No reason to set the TPS limit for a mount.
fast-list does nothing on a mount so you can remove it.
You can keep the dir-cache-time as high as you want and it’s only kept in memory and not on disk. Polling will pick up changes and expire what’s needed as that normally happens every minute.

Yes, the defaults are chunked downloading. You can remove all that and just use the defaults.

1 Like

One extra question on this.
By reading here https://rclone.org/commands/rclone_mount/ I see that “Changes made locally in the mount may appear immediately or invalidate the cache. However, changes done on the remote will only be picked up once the cache expires.”

My use case sees me adding stuff to Drive from a different machine than the one I use to access the content loaded there (accessing it through rclone mount).

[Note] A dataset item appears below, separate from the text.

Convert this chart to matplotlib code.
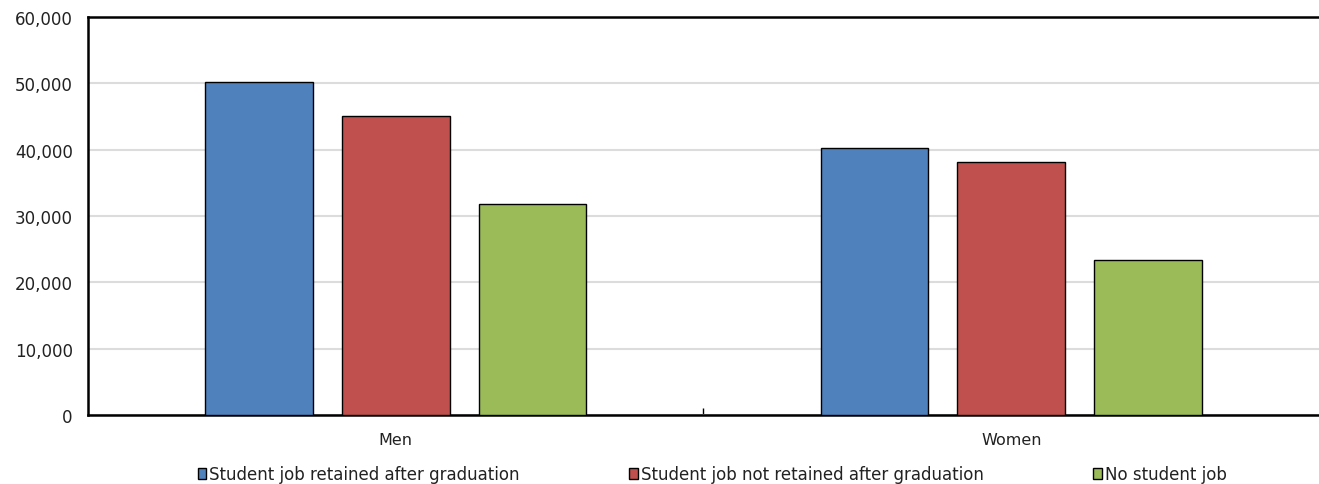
import matplotlib.pyplot as plt
import numpy as np

# earnings by sex and student job status
groups = ["Men", "Women"]
series = ["Student job retained after graduation",
          "Student job not retained after graduation",
          "No student job"]
retained = [50200, 40200]
not_retained = [45100, 38100]
no_job = [31800, 23400]
colors = ["#4F81BD", "#C0504D", "#9BBB59"]

plt.rcParams['font.family'] = ['DejaVu Sans']

fig = plt.figure(figsize=(13.19, 4.85), dpi=100)
ax = fig.add_axes([0.0667, 0.1423, 0.9333, 0.8207])

x = np.arange(len(groups))
width = 0.175
step = 0.222
for i, (vals, c, name) in enumerate(zip([retained, not_retained, no_job], colors, series)):
    ax.bar(x + (i - 1) * step, vals, width, color=c, edgecolor="black",
           linewidth=1.0, label=name, zorder=3)

ax.set_xlim(-0.5, 1.5)
ax.set_ylim(0, 60000)
ax.set_yticks(np.arange(0, 60001, 10000))
ax.set_yticklabels([f"{v:,}" for v in range(0, 60001, 10000)])
ax.yaxis.grid(True, color="#dcdcdc", linewidth=1.5, zorder=0)
ax.set_axisbelow(True)

# category labels sit under a single separator tick
ax.set_xticks(x)
ax.set_xticklabels(groups)
ax.set_xticks([0.5], minor=True)
ax.tick_params(axis="x", which="major", length=0, pad=12, labelsize=11.5, labelcolor="#222222")
ax.tick_params(axis="x", which="minor", direction="in", length=5, width=1, color="black")
ax.tick_params(axis="y", length=0, pad=11, labelsize=12, labelcolor="#222222")

for side in ["left", "top", "bottom"]:
    ax.spines[side].set_linewidth(1.8)
    ax.spines[side].set_color("black")
ax.spines["right"].set_visible(False)

fig.legend(loc="center", bbox_to_anchor=(0.540, 0.02), ncol=3, frameon=False,
           fontsize=12, handlelength=0.5, handleheight=0.6, handletextpad=0.2,
           columnspacing=6.57, labelcolor="#222222")

fig.savefig("out.png", dpi=100)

Does the above mean that new content wouldn’t be “seen” by the rclone mount until the cache expires? If that is the case, I would need to keep dir-cache as low as possible, unfortunately.

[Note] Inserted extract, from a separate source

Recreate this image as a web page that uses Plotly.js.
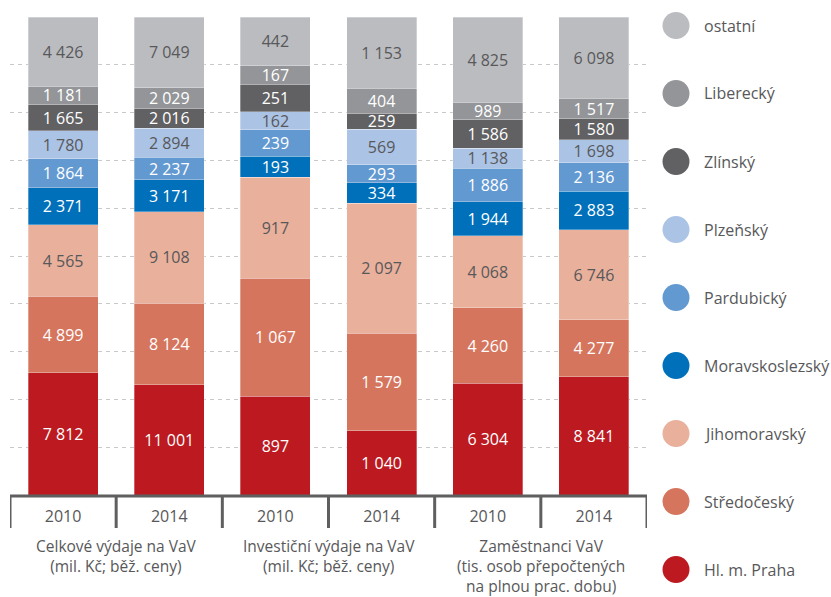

No, changes are picked up via polling on Google Drive so the dir-cache time doesn’t matter.

 --poll-interval duration                 Time to wait between polling for changes. Must be smaller than dir-cache-time. Only on supported remotes. Set to 0 to disable. (default 1m0s)

Ok. This is how i understood it before. But then what is the documentation referring to when talking about “changes done on the remote will only be picked up once the cache expires”?

I’m not questioning what you explained, just wondering if, maybe, the wording in the docs could be clearer in that passage.

And man, thank you so much. You provide an incredible job here, you reply so fast I’m… humbled, really.

It does depend on the backend as not every backend supports polling. It could be a bit clearer though to comment on that.

I’ll see if I can get some time on a pull request to add that as it makes sense.

3 Likes

I don’t think what I’m about to ask exists but still, it’s worth asking, in case I missed it somehow.

After a reboot (not standby/wake) cycle, obviously the internal (memory) dir listings cache is lost.
Is there a way to have only that on disk but no actual file caching?

When you scan a library for changes, after a reboot, there’s a strong delay because the machine needs to fire up a series of drive.files.list calls. I’m not worried about the number of calls, far lower than any limit there might be, I’m simply annoyed by the time needed for the first scan after a reboot.

Maybe this could be a valid feature request if it’s currently impossible?